=== MATERIAL SUPPLIED ===
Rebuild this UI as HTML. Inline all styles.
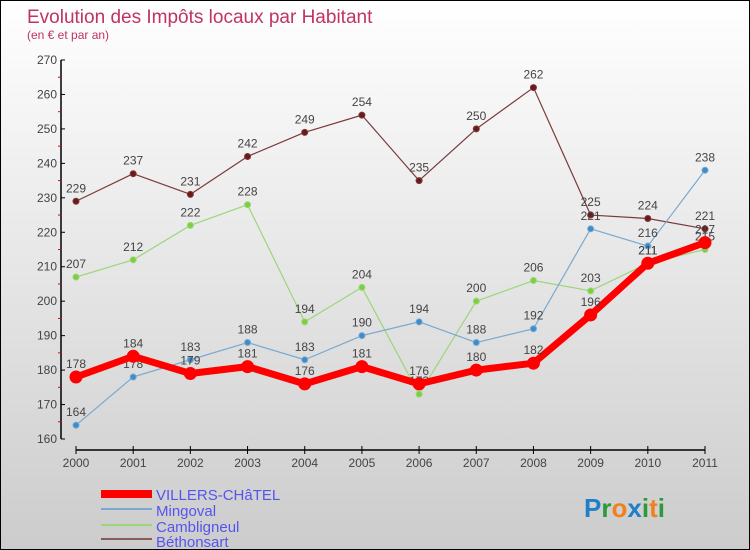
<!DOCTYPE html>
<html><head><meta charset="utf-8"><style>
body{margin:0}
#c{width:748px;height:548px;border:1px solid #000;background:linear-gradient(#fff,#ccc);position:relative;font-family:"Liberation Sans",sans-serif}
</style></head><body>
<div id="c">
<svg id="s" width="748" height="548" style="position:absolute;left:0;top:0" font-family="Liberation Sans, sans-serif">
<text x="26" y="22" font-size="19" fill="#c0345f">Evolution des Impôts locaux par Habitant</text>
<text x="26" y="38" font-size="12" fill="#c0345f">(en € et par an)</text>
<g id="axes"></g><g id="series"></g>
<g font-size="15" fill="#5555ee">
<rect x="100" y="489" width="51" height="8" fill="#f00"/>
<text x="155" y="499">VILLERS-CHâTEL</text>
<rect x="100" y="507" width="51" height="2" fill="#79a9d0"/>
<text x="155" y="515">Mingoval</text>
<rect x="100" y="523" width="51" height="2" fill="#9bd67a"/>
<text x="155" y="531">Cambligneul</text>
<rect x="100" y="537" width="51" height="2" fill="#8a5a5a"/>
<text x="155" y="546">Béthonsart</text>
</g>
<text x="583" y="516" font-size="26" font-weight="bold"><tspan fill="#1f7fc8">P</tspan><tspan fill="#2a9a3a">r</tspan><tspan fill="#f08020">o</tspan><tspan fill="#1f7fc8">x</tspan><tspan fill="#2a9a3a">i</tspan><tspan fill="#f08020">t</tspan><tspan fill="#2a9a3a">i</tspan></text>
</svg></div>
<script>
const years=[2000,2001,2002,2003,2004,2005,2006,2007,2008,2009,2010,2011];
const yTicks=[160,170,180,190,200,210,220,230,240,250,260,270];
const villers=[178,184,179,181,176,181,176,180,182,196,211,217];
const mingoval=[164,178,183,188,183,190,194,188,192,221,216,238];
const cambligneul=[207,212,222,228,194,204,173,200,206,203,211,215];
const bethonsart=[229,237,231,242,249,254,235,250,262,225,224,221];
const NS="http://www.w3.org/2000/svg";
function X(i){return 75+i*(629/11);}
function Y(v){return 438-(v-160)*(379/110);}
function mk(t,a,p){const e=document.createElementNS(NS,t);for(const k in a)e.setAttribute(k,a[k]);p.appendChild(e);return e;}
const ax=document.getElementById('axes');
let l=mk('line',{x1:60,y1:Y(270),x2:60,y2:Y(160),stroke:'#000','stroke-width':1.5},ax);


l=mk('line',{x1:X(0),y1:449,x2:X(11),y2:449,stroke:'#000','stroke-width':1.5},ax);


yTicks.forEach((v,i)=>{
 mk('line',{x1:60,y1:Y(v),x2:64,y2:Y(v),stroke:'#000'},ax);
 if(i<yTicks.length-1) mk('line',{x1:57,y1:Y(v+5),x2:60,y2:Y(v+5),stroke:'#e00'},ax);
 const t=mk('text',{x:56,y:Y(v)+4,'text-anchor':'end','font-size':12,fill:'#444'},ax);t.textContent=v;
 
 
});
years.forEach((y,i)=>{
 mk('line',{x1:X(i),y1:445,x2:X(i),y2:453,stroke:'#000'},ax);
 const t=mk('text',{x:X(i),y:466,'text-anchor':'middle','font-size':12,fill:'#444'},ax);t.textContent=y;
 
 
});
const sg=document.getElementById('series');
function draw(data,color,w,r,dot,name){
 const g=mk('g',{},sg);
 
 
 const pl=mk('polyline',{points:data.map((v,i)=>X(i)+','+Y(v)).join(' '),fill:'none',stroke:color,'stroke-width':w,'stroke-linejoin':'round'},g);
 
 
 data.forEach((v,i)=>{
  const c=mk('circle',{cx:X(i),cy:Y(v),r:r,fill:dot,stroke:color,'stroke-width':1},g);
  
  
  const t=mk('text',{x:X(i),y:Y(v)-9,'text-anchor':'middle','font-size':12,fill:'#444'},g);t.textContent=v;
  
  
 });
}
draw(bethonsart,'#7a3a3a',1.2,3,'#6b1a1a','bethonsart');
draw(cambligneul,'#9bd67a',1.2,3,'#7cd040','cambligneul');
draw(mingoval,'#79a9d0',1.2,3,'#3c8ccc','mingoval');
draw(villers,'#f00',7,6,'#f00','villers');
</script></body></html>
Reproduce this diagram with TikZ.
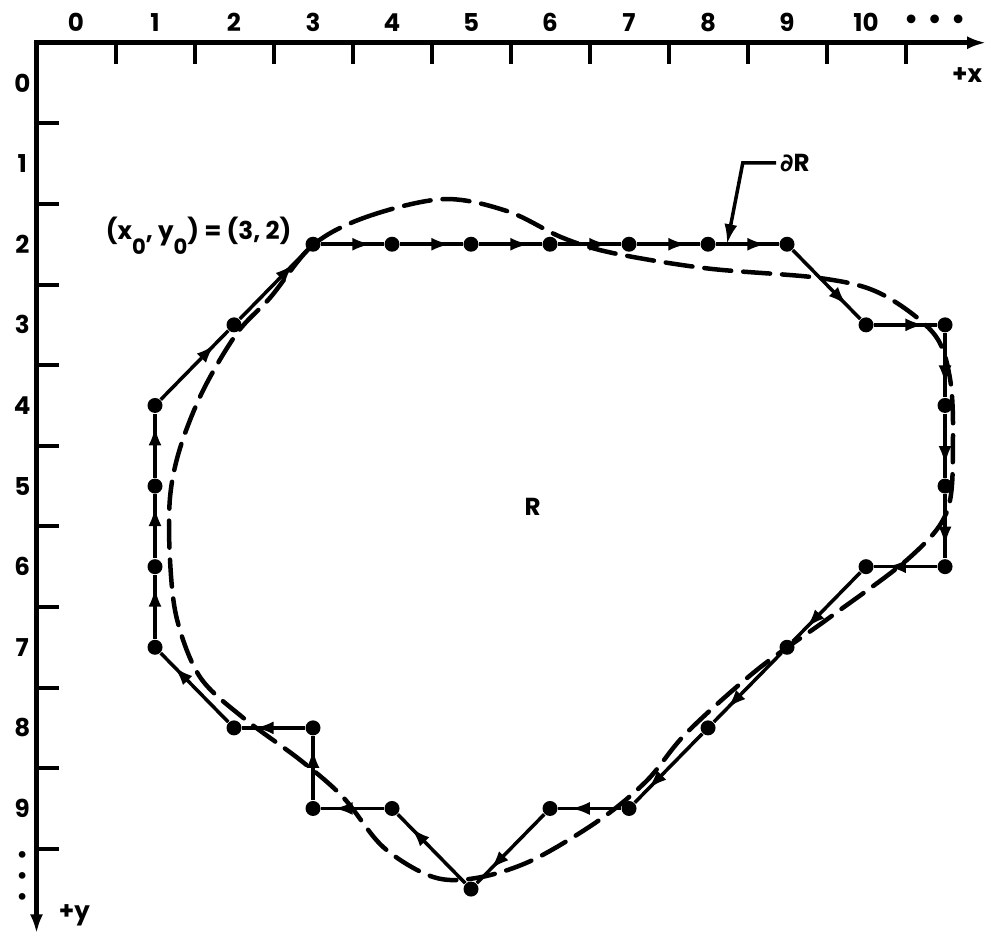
===
• _TASK BRIEF_:
How many lines in the entries contain the string "this"? Answer with the number only.

• _FINISHED EXERCISE_:
2